David Saceda, membro da Academia Espanhola de Dermatologia e Venereologia (AEDV) e especialista em tricologia —área que estuda tudo relacionado ao cabelo—, destaca que o tratamento deve “ser seguido de forma contínua, pois, se interrompido, os resultados obtidos com o uso da solução de minoxidil se perdem”.

A hipertricose em lactentes, embora por causas muito diferentes, tem um precedente importante na Espanha em 2019, quando cerca de 20 bebês desenvolveram a condição. Naquela ocasião, segundo investigações da AEMPS, a causa foi um erro da empresa Farma-Química Sur, que distribuiu lotes de minoxidil embalados como omeprazol. Esses lotes foram usados por farmácias para preparar fórmulas magistrais de xaropes contra refluxo gástrico em lactentes.

O caso ainda aguarda julgamento na esfera penal e, embora nenhum dos bebês tenha sofrido sequelas, e o excesso de pelos tenha desaparecido com o tempo, “foram anos difíceis e de muita preocupação, porque as crianças precisaram ser acompanhadas regularmente por cardiologistas, nefrologistas e endocrinologistas, além de dermatologistas, para descartar danos em vários órgãos”, relata Ángela S., mãe de um dos bebês afetados.

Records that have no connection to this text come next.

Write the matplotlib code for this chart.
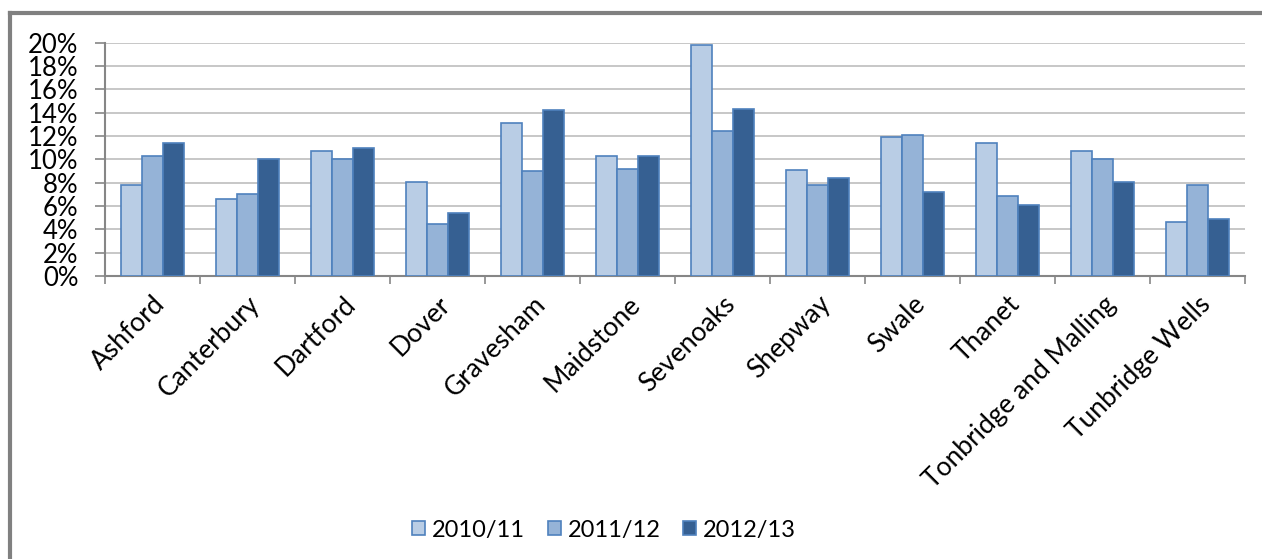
import numpy as np
import matplotlib.pyplot as plt
from matplotlib.lines import Line2D
from matplotlib.ticker import PercentFormatter

districts = ["Ashford", "Canterbury", "Dartford", "Dover", "Gravesham", "Maidstone",
             "Sevenoaks", "Shepway", "Swale", "Thanet", "Tonbridge and Malling",
             "Tunbridge Wells"]
years = ["2010/11", "2011/12", "2012/13"]
v2010 = [7.8, 6.6, 10.7, 8.1, 13.1, 10.3, 19.8, 9.1, 11.9, 11.4, 10.7, 4.6]
v2011 = [10.3, 7.0, 10.0, 4.5, 9.0, 9.2, 12.4, 7.8, 12.1, 6.9, 10.0, 7.8]
v2012 = [11.4, 10.0, 11.0, 5.4, 14.2, 10.3, 14.3, 8.4, 7.2, 6.1, 8.1, 4.9]
colors = ["#B9CDE5", "#95B3D7", "#366092"]

plt.rcParams["font.family"] = ["Lato", "DejaVu Sans"]

fig = plt.figure(figsize=(12.62, 5.59), dpi=100)
ax = fig.add_axes([105 / 1262, 1 - 276 / 559, 1140 / 1262, (276 - 42.7) / 559])

x = np.arange(len(districts))
w = 0.22
for i, (vals, c, lab) in enumerate(zip([v2010, v2011, v2012], colors, years)):
    ax.bar(x + (i - 1) * w, vals, w, color=c, edgecolor="#4F81BD", linewidth=1.2,
           label=lab, zorder=3)

ax.set_xlim(-0.5, len(districts) - 0.5)
ax.set_ylim(0, 20)
ax.set_yticks(np.arange(0, 21, 2))
ax.yaxis.set_major_formatter(PercentFormatter(decimals=0))
ax.grid(axis="y", color="#BEBEBE", linewidth=1.2, zorder=0)

# category labels at centres, tick marks at boundaries
ax.set_xticks(x)
ax.set_xticklabels(districts, rotation=45, ha="right", rotation_mode="anchor", fontsize=19)
ax.tick_params(axis="x", which="major", length=0, pad=11)
ax.set_xticks(np.arange(-0.5, len(districts), 1), minor=True)
ax.tick_params(axis="x", which="minor", length=6, width=1.2, color="#868686")
ax.tick_params(axis="y", length=7, width=1.2, color="#868686", labelsize=18.5, pad=12)

for s in ["top", "right"]:
    ax.spines[s].set_visible(False)
for s in ["left", "bottom"]:
    ax.spines[s].set_color("#868686")
    ax.spines[s].set_linewidth(1.5)

fig.legend(loc="center", bbox_to_anchor=(604 / 1262, 1 - 530 / 559), ncol=3, frameon=False,
           fontsize=17, handlelength=0.55, handleheight=0.55, handletextpad=0.3,
           columnspacing=0.95)

# outer frame (top and left)
fig.add_artist(Line2D([10 / 1262, 1], [1 - 13 / 559] * 2, color="#808080", linewidth=3,
                      transform=fig.transFigure))
fig.add_artist(Line2D([10 / 1262] * 2, [0, 1 - 13 / 559], color="#808080", linewidth=3,
                      transform=fig.transFigure))

fig.savefig("out.png", dpi=100)
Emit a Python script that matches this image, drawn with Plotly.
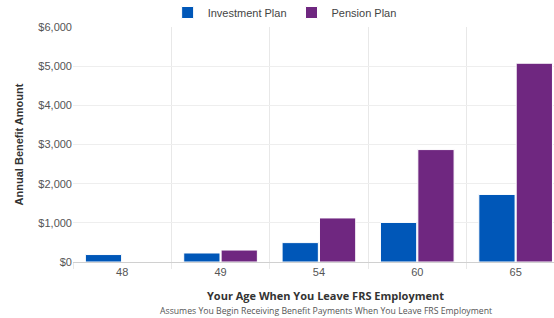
import plotly.graph_objects as go

ages = ["48", "49", "54", "60", "65"]
investment = [190, 230, 495, 1010, 1725]
pension = [0, 305, 1125, 2870, 5075]
y_ticks = [0, 1000, 2000, 3000, 4000, 5000, 6000]
y_tick_labels = ["$0", "$1,000", "$2,000", "$3,000", "$4,000", "$5,000", "$6,000"]

W, H = 554, 318
L, R, T, B = 73, 0, 27, 56
pw = W - L - R

fig = go.Figure()
fig.add_bar(x=ages, y=investment, name="Investment Plan", marker=dict(color="#0057B8", line=dict(color="#ffffff", width=1)))
fig.add_bar(x=ages, y=pension, name="Pension Plan", marker=dict(color="#6F2780", line=dict(color="#ffffff", width=1)))

fig.update_layout(
    width=W, height=H,
    margin=dict(l=L, r=R, t=T, b=B, autoexpand=False),
    paper_bgcolor="white", plot_bgcolor="white",
    barmode="group", bargap=0.24, bargroupgap=0.03,
    font=dict(family="Liberation Sans, Arial, sans-serif", size=11, color="#666666"),
    legend=dict(orientation="h", x=0.44, xanchor="center", y=1.0, yanchor="bottom",
                font=dict(size=11, color="#444444"), itemwidth=30, traceorder="normal"),
    showlegend=True,
)
fig.update_xaxes(
    type="category", range=[-0.5, 4.39], tickson="boundaries", showgrid=True,
    gridcolor="#e8e8e8", ticks="outside", ticklen=6, tickcolor="#e8e8e8",
    showline=True, linecolor="#d0d0d0", linewidth=1,
    tickfont=dict(size=11, color="#555555"), fixedrange=True, automargin=False,
)
fig.update_yaxes(
    range=[0, 6000], tickvals=y_ticks, ticktext=y_tick_labels, showgrid=True,
    gridcolor="#eeeeee", zeroline=False, showline=False,
    tickfont=dict(size=11, color="#555555"), ticks="", fixedrange=True, automargin=False,
    title=dict(text="<b>Annual Benefit Amount</b>", font=dict(size=11, color="#333333"), standoff=12),
)
fig.add_annotation(text="<b>Your Age When You Leave FRS Employment</b>", xref="paper", yref="paper",
                   x=(325 - L) / pw, y=0, yshift=-33, showarrow=False, xanchor="center", yanchor="middle",
                   font=dict(family="Open Sans, Noto Sans, sans-serif", size=11, color="#333333"))
fig.add_annotation(text="Assumes You Begin Receiving Benefit Payments When You Leave FRS Employment",
                   xref="paper", yref="paper", x=(326 - L) / pw, y=0, yshift=-49, showarrow=False,
                   xanchor="center", yanchor="middle",
                   font=dict(family="Open Sans, Noto Sans, sans-serif", size=8.7, color="#555555"))

fig.write_html("out.html", config={"displayModeBar": False},
               post_script="document.body.style.margin='0';document.body.style.overflow='hidden';")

David Saceda comenta que essa experiência permitiu compreender melhor o minoxidil: — Dentro das dificuldades enfrentadas pelas famílias, felizmente os bebês cresceram sem problemas, apesar das doses elevadas a que foram expostos. Isso nos deu certa tranquilidade sobre o perfil de segurança do medicamento, embora ele obviamente nunca deva ser usado em bebês nem em situações de exposição a eles.

O Centro de Farmacovigilância de Navarra, que detectou esse problema de segurança, integra o Sistema Espanhol de Farmacovigilância de medicamentos de uso humano (SEFV-H), uma rede de 17 centros autônomos coordenados pela Agência Espanhola de Medicamentos e Produtos Sanitários (AEMPS). — Nosso objetivo é detectar riscos desconhecidos dos medicamentos ou, como neste caso, novas manifestações de efeitos e riscos já conhecido — explica Elizondo.

O sistema funciona com base nas notificações de suspeitas de reações adversas a medicamentos recebidas de cidadãos, profissionais de saúde e empresas farmacêuticas. Os centros de farmacovigilância analisam essas notificações —chamadas de “sinais”—, que são debatidas no Comitê Técnico do SEFV-H. Caso as suspeitas sejam confirmadas, o caso é levado ao nível europeu, onde, após análise pelo Comitê de Farmacovigilância da EMA, medidas regulatórias são tomadas para evitar ou minimizar o risco, como neste caso, com um novo aviso na ficha técnica e nas bulas.